-- Start of DATA SECTION --

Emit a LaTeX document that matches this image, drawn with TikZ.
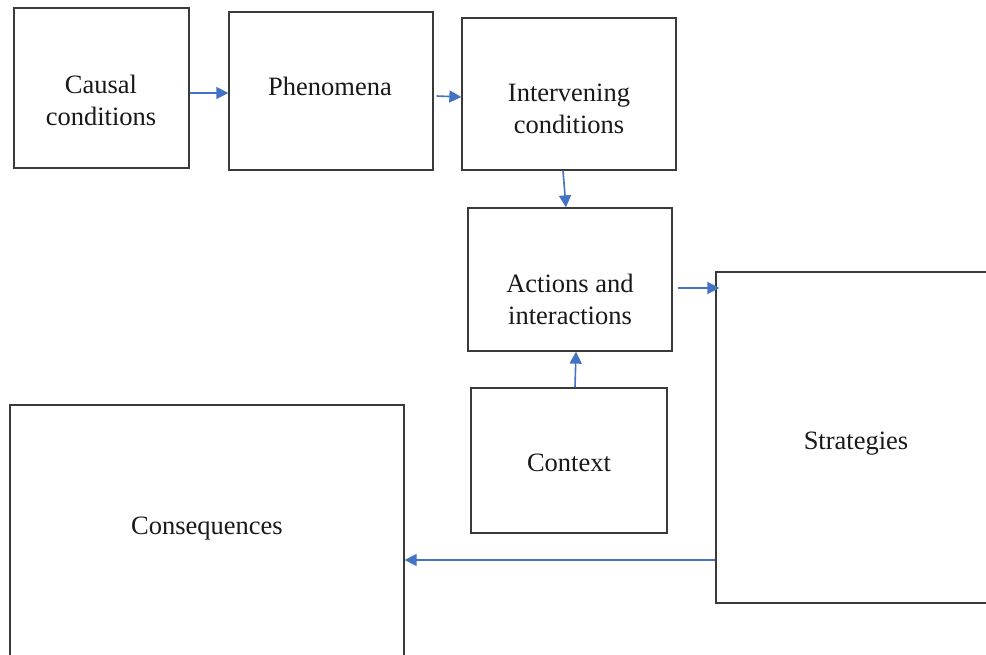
\documentclass[tikz,border=0pt]{standalone}
\usepackage{fontspec}
\setmainfont{Liberation Serif}
\usepackage{tikz}
\usetikzlibrary{arrows.meta}
\definecolor{flowblue}{RGB}{68,114,196}
\definecolor{boxline}{RGB}{58,58,58}

\begin{document}
\begin{tikzpicture}[
		x=1pt, y=-1pt,
		box/.style={rectangle, draw=boxline, line width=1.3pt, inner sep=0pt},
		lbl/.style={draw=none, inner sep=0pt, align=center, text=black!90,
			font=\fontsize{26.5}{32}\selectfont},
		flow/.style={draw=flowblue, line width=1.6pt, -{Triangle[length=12pt, width=12pt]}}
	]
  \clip (0,0) rectangle (986,655);
  \fill[white] (0,0) rectangle (986,655);
  % boxes
  \node (causal) [box, minimum width=175, minimum height=160] at (101.5, 88) {};
  \node (phen) [box, minimum width=204, minimum height=158] at (331, 91) {};
  \node (interv) [box, minimum width=214, minimum height=152] at (569, 94) {};
  \node (actions) [box, minimum width=204, minimum height=143] at (570, 279.5) {};
  \node (context) [box, minimum width=196, minimum height=145] at (569, 460.5) {};
  \node (strat) [box, minimum width=300, minimum height=331] at (866, 437.5) {};
  \node (conseq) [box, minimum width=394, minimum height=300] at (207, 555) {};
  % texts
  \node (causal_label) [lbl] at (101, 100) {Causal\\conditions};
  \node (phen_label) [lbl] at (330, 86) {Phenomena};
  \node (interv_label) [lbl] at (569, 109) {Intervening\\conditions};
  \node (actions_label) [lbl] at (570, 299) {Actions and\\interactions};
  \node (context_label) [lbl] at (569, 463) {Context};
  \node (strat_label) [lbl] at (856, 444) {Strategies};
  \node (conseq_label) [lbl] at (207, 529) {Consequences};
  % arrows
  \draw[flow] ([yshift=-5pt]causal.east) -- ([yshift=-5pt]causal.east -| phen.west);
  \draw[flow] ([shift={(3pt,-5pt)}]phen.east) -- ([yshift=-3pt]interv.west);
  \draw[flow] ([xshift=-6pt]interv.south) -- ([xshift=-4pt]actions.north);
  \draw[flow] ([shift={(5pt,-8.5pt)}]actions.east) -- ([shift={(4pt,-8.5pt)}]actions.east -| strat.west);
  \draw[flow] ([xshift=6pt]context.north) -- ([xshift=6pt]actions.south);
  \draw[flow] ([yshift=-122.5pt]strat.west) -- ([yshift=-122.5pt]strat.west -| conseq.east);
\end{tikzpicture}
\end{document}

-- End of DATA SECTION --

TASK GOAL — Set down all the data again exactly as above, pictures excluded.

TASK OUTPUT —
Emit a LaTeX document that matches this image, drawn with TikZ.
\documentclass[tikz,border=0pt]{standalone}
\usepackage{fontspec}
\setmainfont{Liberation Serif}
\usepackage{tikz}
\usetikzlibrary{arrows.meta}
\definecolor{flowblue}{RGB}{68,114,196}
\definecolor{boxline}{RGB}{58,58,58}

\begin{document}
\begin{tikzpicture}[
		x=1pt, y=-1pt,
		box/.style={rectangle, draw=boxline, line width=1.3pt, inner sep=0pt},
		lbl/.style={draw=none, inner sep=0pt, align=center, text=black!90,
			font=\fontsize{26.5}{32}\selectfont},
		flow/.style={draw=flowblue, line width=1.6pt, -{Triangle[length=12pt, width=12pt]}}
	]
  \clip (0,0) rectangle (986,655);
  \fill[white] (0,0) rectangle (986,655);
  % boxes
  \node (causal) [box, minimum width=175, minimum height=160] at (101.5, 88) {};
  \node (phen) [box, minimum width=204, minimum height=158] at (331, 91) {};
  \node (interv) [box, minimum width=214, minimum height=152] at (569, 94) {};
  \node (actions) [box, minimum width=204, minimum height=143] at (570, 279.5) {};
  \node (context) [box, minimum width=196, minimum height=145] at (569, 460.5) {};
  \node (strat) [box, minimum width=300, minimum height=331] at (866, 437.5) {};
  \node (conseq) [box, minimum width=394, minimum height=300] at (207, 555) {};
  % texts
  \node (causal_label) [lbl] at (101, 100) {Causal\\conditions};
  \node (phen_label) [lbl] at (330, 86) {Phenomena};
  \node (interv_label) [lbl] at (569, 109) {Intervening\\conditions};
  \node (actions_label) [lbl] at (570, 299) {Actions and\\interactions};
  \node (context_label) [lbl] at (569, 463) {Context};
  \node (strat_label) [lbl] at (856, 444) {Strategies};
  \node (conseq_label) [lbl] at (207, 529) {Consequences};
  % arrows
  \draw[flow] ([yshift=-5pt]causal.east) -- ([yshift=-5pt]causal.east -| phen.west);
  \draw[flow] ([shift={(3pt,-5pt)}]phen.east) -- ([yshift=-3pt]interv.west);
  \draw[flow] ([xshift=-6pt]interv.south) -- ([xshift=-4pt]actions.north);
  \draw[flow] ([shift={(5pt,-8.5pt)}]actions.east) -- ([shift={(4pt,-8.5pt)}]actions.east -| strat.west);
  \draw[flow] ([xshift=6pt]context.north) -- ([xshift=6pt]actions.south);
  \draw[flow] ([yshift=-122.5pt]strat.west) -- ([yshift=-122.5pt]strat.west -| conseq.east);
\end{tikzpicture}
\end{document}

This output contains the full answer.